In some ways the premise and plot here are familiar; civilisation is falling apart, and the only way to survive is to leave the city and head to the country where life is 'simpler'. Along the way there are obstacles to overcome, fellow travelers who you may or may not trust, and armed troops who may help - or not. It's different maybe (though there are slight shades of Josh Malerman's Bird Box) in that the main character is a woman, desperately trying to protect her child. Despite all the vaguely familiar tropes it is definitely gripping stuff, with plenty of tension, and a strong but relatable female main character. You'll definitely find yourself  siding with Signy against all that gets thrown at her. 
Just occasionally I wondered about the accuracy of incidents - how quickly the freezer defrosts, or how many miles Signy and Jed could travel in a day - and I wasn't quite convinced by the ending - things felt a little too easily explained away - but none of this really detracted from the book as a whole.  

Tuesday 1 June 2021

Still Life by Sarah Winman

In 1944 as the Allies advance north through Italy, a young British soldier Ulysses Temper meets Evelyn Skinner, a 60-something art historian helping to identify and salvage paintings hidden from, or damaged by, the war. Whether it's down to fate or the magic of Italy who can say, but the two form an immediate connection, and a night talking with Evelyn about art, Florence, and love, shapes Ulysses' life.

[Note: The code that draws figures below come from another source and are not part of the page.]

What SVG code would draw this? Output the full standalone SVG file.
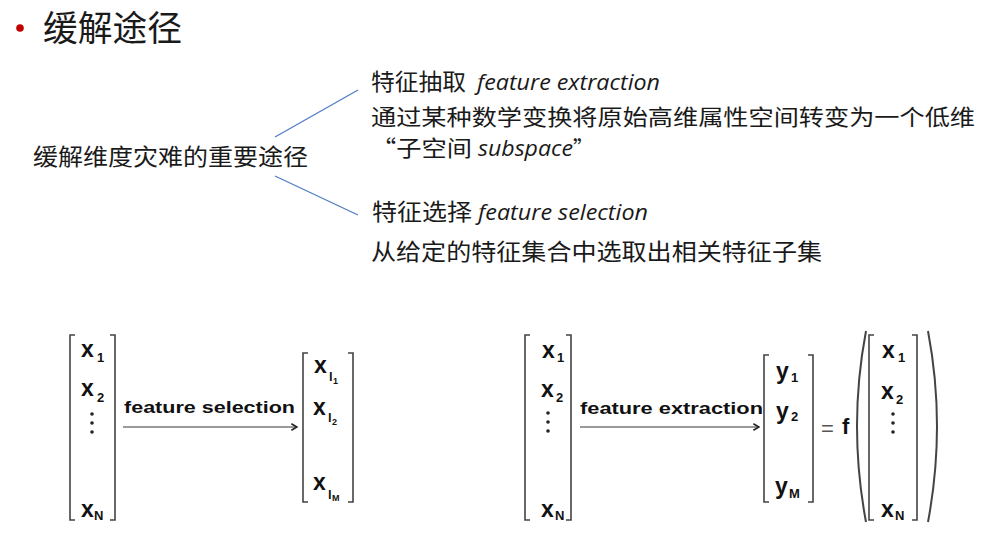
<svg xmlns="http://www.w3.org/2000/svg" width="983" height="542" viewBox="0 0 983 542">
<style>
.cjk{font-family:"Noto Sans CJK SC","Noto Sans",sans-serif;fill:#1a1a1a}
.it{font-family:"Open Sans","Liberation Sans",sans-serif;font-style:italic}
.m{font-family:"Liberation Sans",Arial,sans-serif;font-weight:bold;fill:#111}
.mv{font-size:23px}
.ms{font-size:13px}
.mss{font-size:9px}
.lbl{font-family:"Liberation Sans",Arial,sans-serif;font-weight:bold;font-size:17px;fill:#111}
.br{fill:none;stroke:#444;stroke-width:1.6}
.pa{fill:none;stroke:#444;stroke-width:2}
.conn{stroke:#4f7cc3;stroke-width:1.3;fill:none}
.arr{stroke:#9a9a9a;stroke-width:2;fill:none}
.dot{fill:#222}
</style>
<defs>
<marker id="chev" viewBox="0 0 10 10" refX="9" refY="5" markerWidth="8" markerHeight="8" markerUnits="userSpaceOnUse" orient="auto">
<path d="M2,1 L9,5 L2,9" fill="none" stroke="#222" stroke-width="2"/>
</marker>
</defs>
<rect width="983" height="542" fill="#fff"/>

<g id="title">
<circle cx="20" cy="28" r="3.8" fill="#c00000"/>
<text class="cjk" x="43" y="41" font-size="35" textLength="139" lengthAdjust="spacingAndGlyphs">缓解途径</text>
</g>

<g id="root">
<text class="cjk" x="33" y="165" font-size="23" textLength="275" lengthAdjust="spacingAndGlyphs">缓解维度灾难的重要途径</text>
</g>

<g id="extraction">
<text class="cjk" x="371" y="90" font-size="23"><tspan textLength="95" lengthAdjust="spacingAndGlyphs">特征抽取</tspan><tspan class="it" x="477" font-size="22" textLength="183" lengthAdjust="spacingAndGlyphs">feature extraction</tspan></text>
<text class="cjk" x="371" y="125" font-size="22" textLength="604" lengthAdjust="spacingAndGlyphs">通过某种数学变换将原始高维属性空间转变为一个低维</text>
<text class="cjk" x="371" y="156" font-size="21"><tspan font-size="22" textLength="101" lengthAdjust="spacingAndGlyphs">“子空间</tspan><tspan class="it" x="478" textLength="95" lengthAdjust="spacingAndGlyphs">subspace</tspan><tspan x="573">”</tspan></text>
</g>

<g id="selection">
<text class="cjk" x="372" y="220" font-size="23"><tspan textLength="100" lengthAdjust="spacingAndGlyphs">特征选择</tspan><tspan class="it" x="478" font-size="22" textLength="170" lengthAdjust="spacingAndGlyphs">feature selection</tspan></text>
<text class="cjk" x="371" y="260" font-size="23" textLength="451" lengthAdjust="spacingAndGlyphs">从给定的特征集合中选取出相关特征子集</text>
</g>

<g id="connectors">
<line class="conn" x1="275" y1="137" x2="358" y2="90"/>
<line class="conn" x1="275" y1="176" x2="358" y2="215"/>
<line class="arr" x1="123" y1="427" x2="297" y2="427" marker-end="url(#chev)"/>
<line class="arr" x1="580" y1="427" x2="759" y2="427" marker-end="url(#chev)"/>
</g>

<g id="label-selection">
<text class="lbl" x="124" y="413" textLength="171" lengthAdjust="spacingAndGlyphs">feature selection</text>
</g>
<g id="label-extraction">
<text class="lbl" x="580" y="414" textLength="183" lengthAdjust="spacingAndGlyphs">feature extraction</text>
</g>

<g id="vec-x-left">
<path class="br" d="M75,335 H70 V520 H75"/>
<path class="br" d="M110,335 H115 V520 H110"/>
<text class="m mv" x="81" y="357">x</text><text class="m ms" x="97" y="362">1</text>
<text class="m mv" x="81" y="396">x</text><text class="m ms" x="97" y="402">2</text>
<circle class="dot" cx="92" cy="414" r="1.8"/><circle class="dot" cx="92" cy="423" r="1.8"/><circle class="dot" cx="92" cy="432" r="1.8"/>
<text class="m mv" x="81" y="517">x</text><text class="m ms" x="94" y="520">N</text>
</g>

<g id="vec-x-selected">
<path class="br" d="M308,353 H303 V502 H308"/>
<path class="br" d="M348,353 H353 V502 H348"/>
<text class="m mv" x="314" y="373">x</text><text class="m ms" x="329" y="381" font-weight="normal">l</text><text class="m mss" x="333" y="384" font-weight="normal">1</text>
<text class="m mv" x="313" y="415">x</text><text class="m ms" x="328" y="422" font-weight="normal">l</text><text class="m mss" x="332" y="425" font-weight="normal">2</text>
<text class="m mv" x="313" y="490">x</text><text class="m ms" x="328" y="499" font-weight="normal">l</text><text class="m mss" x="332" y="501" font-weight="normal">M</text>
</g>

<g id="vec-x-right">
<path class="br" d="M530,335 H525 V520 H530"/>
<path class="br" d="M566,335 H571 V520 H566"/>
<text class="m mv" x="542" y="358">x</text><text class="m ms" x="557" y="362">1</text>
<text class="m mv" x="541" y="397">x</text><text class="m ms" x="556" y="402">2</text>
<circle class="dot" cx="548" cy="413" r="1.8"/><circle class="dot" cx="548" cy="422" r="1.8"/><circle class="dot" cx="548" cy="431" r="1.8"/>
<text class="m mv" x="541" y="517">x</text><text class="m ms" x="555" y="520">N</text>
</g>

<g id="vec-y">
<path class="br" d="M769,355 H764 V502 H769"/>
<path class="br" d="M808,355 H813 V502 H808"/>
<text class="m mv" x="776" y="379">y</text><text class="m ms" x="791" y="382">1</text>
<text class="m mv" x="776" y="419">y</text><text class="m ms" x="791" y="421">2</text>
<text class="m mv" x="775" y="494">y</text><text class="m ms" x="789" y="498">M</text>
</g>

<g id="func">
<text x="821" y="436" font-family="Liberation Sans,Arial,sans-serif" font-size="22" fill="#555">=</text>
<text class="m" x="842" y="434" font-size="22">f</text>
<path class="pa" d="M866,331 Q848,426 866,522"/>
<path class="pa" d="M928,331 Q946,426 928,522"/>
<path class="br" d="M874,335 H869 V520 H874"/>
<path class="br" d="M912,335 H917 V520 H912"/>
<text class="m mv" x="882" y="358">x</text><text class="m ms" x="898" y="362">1</text>
<text class="m mv" x="881" y="399">x</text><text class="m ms" x="896" y="404">2</text>
<circle class="dot" cx="893" cy="414" r="1.8"/><circle class="dot" cx="893" cy="423" r="1.8"/><circle class="dot" cx="893" cy="432" r="1.8"/>
<text class="m mv" x="881" y="517">x</text><text class="m ms" x="895" y="520">N</text>
</g>
</svg>
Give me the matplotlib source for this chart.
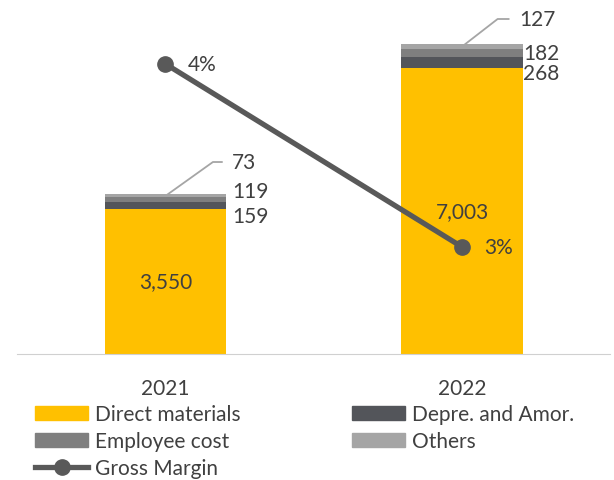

Returning to London after the war, Ulysses finds it grim, drab, and lacking, though he's not sure how or why. Fate, or Italy, steps in again, and changes the lives of Ulysses and his friends in ways they couldn't have imagined.

Still Life is one of those rare books that are an absolute joy to read. The story moves from war-torn Italy, through the next three decades as Ulysses and his 'family' create a new life in Italy, which is almost washed away by the temperamental force of the river Arno, and then loops back to Evelyn's time in Italy as a young woman when she met EM Forster, and a cast of immediately recognisable characters, in a pensione run by a Cockney landlady. Through it all runs the belief than here in Florence it's possible to live life as it should be lived, filled with passion and love. Here, against a backdrop of art and Medieval streets, food and wine, which nourish body and soul, there's a feeling of standing on the threshold of something momentous. 

I just loved everything about this. It left me with a warm fuzzy feeling, like being wrapped in a warm blanket, or bathing in a big 'tub of love', which is Elizabeth von Arnim's description of Italy rather than Forster's, but which seems totally appropriate.